2. The combination according to claim 1 further including vent lines located within said vault and passing upwardly through said roof thereof.
3. The combination according to claim 2 wherein said vault is constructed of concrete, the surfaces of which are treated to provide a fluid-tight seal.
4. The combination according to claim 3 wherein said bulk storage tank is supported on the floor of said vault by support members holding said tank above said floor of said vault.
5. The combination according to claim 4 wherein said bulk storage tank is spaced from said side walls by an amount selected to permit inspection of said tank from all sides from within said vault.
6. The combination according to claim 5 further including at least one access cover in the roof of said vault for facilitating ingress and egress of a person into and out of said vault.
7. The combination according to claim 6 further including fuel spill sensors located within said vault.
8. The combination according to claim 7 wherein said vault is a substantially rectangular vault with first and second side walls and first and second end walls supporting said roof.
9. The combination according to claim 8 wherein said at least one tank comprises a plurality of bulk fuel storage tanks, with each of said tanks having a fill pipe and with each of said tanks having a fuel delivery line, all located entirely within said vault except for portions extending through and above said roof of said vault.
10. The combination according to claim 1 further including an access manhole through the roof of said vault with said tank, and wherein said fill pipe and said fuel delivery lines are located within said vault to permit access thereto for inspection and repair.
11. The combination according to claim 1 wherein said vault is a substantially rectangular vault with first and second side walls and first and second end walls supporting said roof.
12. The combination according to claim 11 wherein said vault is constructed of concrete, the surfaces of which are treated to provide a fluid-tight seal.
13. The combination according to claim 1 wherein said at least one tank comprises a plurality of bulk fuel storage tanks, with each of said tanks having a fill pipe and with each of said tanks having a fuel delivery line, all located entirely within said vault except for portions extending through and above said roof of said vault.
14. The combination according to claim 1 further including fuel spill sensors located within said vault.
15. The combination according to claim 1 wherein said bulk storage tank is supported on the floor of said vault by support members holding said tank above said floor of said vault.
16. The combination according to claim 15 wherein said bulk storage tank is spaced from said side walls by an amount selected to permit inspection of said tank from all sides from within said vault.
17. The combination according to claim 1 further including access covers in the roof of said vault for facilitating ingress and egress of a person into and out of said vault.
Description
BACKGROUND

A significant source of ground water contamination has developed as a result of leaks in underground tanks and lines used in the storage and delivery of fluid hydrocarbon products, such as gasoline, diesel fuel, heating oil and the like. In the past, large underground bulk storage tanks, usually made of steel, were directly buried in the ground, with appropriate filler pipes and fuel delivery lines also being buried in the ground. Through corrosion or faulty installation, leaks occur in both the tanks and in the fill lines and delivery lines, contributing substantially to ground water contamination and soil contamination. Systems of this type have been widely used for storing and delivering gasoline at automobile service stations.

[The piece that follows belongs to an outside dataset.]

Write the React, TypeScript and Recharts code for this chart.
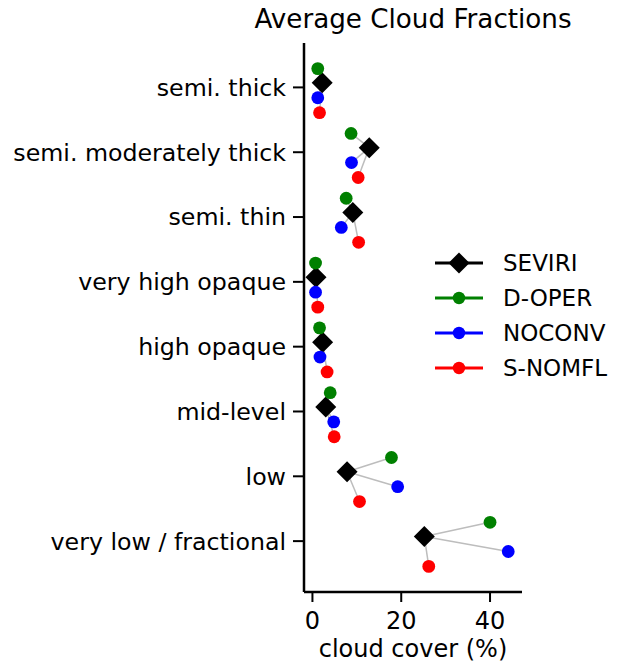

As the tanks and fill and delivery lines deteriorate, leaks frequently develop which are relatively small and, therefore, generally go unnoticed for a long period of time. Only when a major leak develops in an underground bulk storage tank or in the supply lines or fuel lines, is the leak normally detected. Correction of a leak in such systems then requires the high cost of excavating the fuel storage tanks and/or supply pipes or delivery pipes and replacing them.

Environmental concerns have led to the development of bulk fuel storage tanks made of fiberglass instead of steel; but even when fiberglass tanks are buried along with buried supply lines and delivery lines, leaks develop in the supply lines and delivery lines, resulting in undesired contamination and expensive replacement and clean up costs.

Early efforts to prevent contamination from leakage from bulk storage tanks and fuel lines at gasoline filling station locations included burying the tanks and the various fill and delivery lines in gravel "ballast" after first lining the excavations with a plastic membrane before the ballast is installed. Theoretically, any leakage or spillage then is collected in the ballast in the bottom of a basin, which is formed by the membrane. Installation of membrane is relatively easy when the excavation initially is made, since the walls of the pit of the excavation provide support for the membrane. Fuel which has been spilled, however, typically cannot be removed from the ballast; and if a fuel leak of sufficient size exists, it still is necessary to employ costly excavation in order to dig up the tank or the leaking supply or delivery lines. It also should be noted that small holes may be formed in the membrane, which then permits the leaking hydrocarbon fluid to pass through the membrane into the underlying ground. Consequently, ground water contamination still can take place with such a system, and may go undetected for long periods of time.

The U.S. patent to Wagner U.S. Pat. No. 4,787,772 is directed to a device for detecting leaks in underground fluid tanks. In this patent, a drain pipe is located directly beneath the underground storage tank. This pipe then is connected to a sump which includes a leak detector and a pump for removing leaking fluid. The problem with the system disclosed in Wagner, however, is that the tank and supply lines and fuel delivery lines all are buried in the ground; so that ground water contamination still can take place. In addition, the above noted expense of excavation for replacement or repair necessarily is incurred whenever leaks occur.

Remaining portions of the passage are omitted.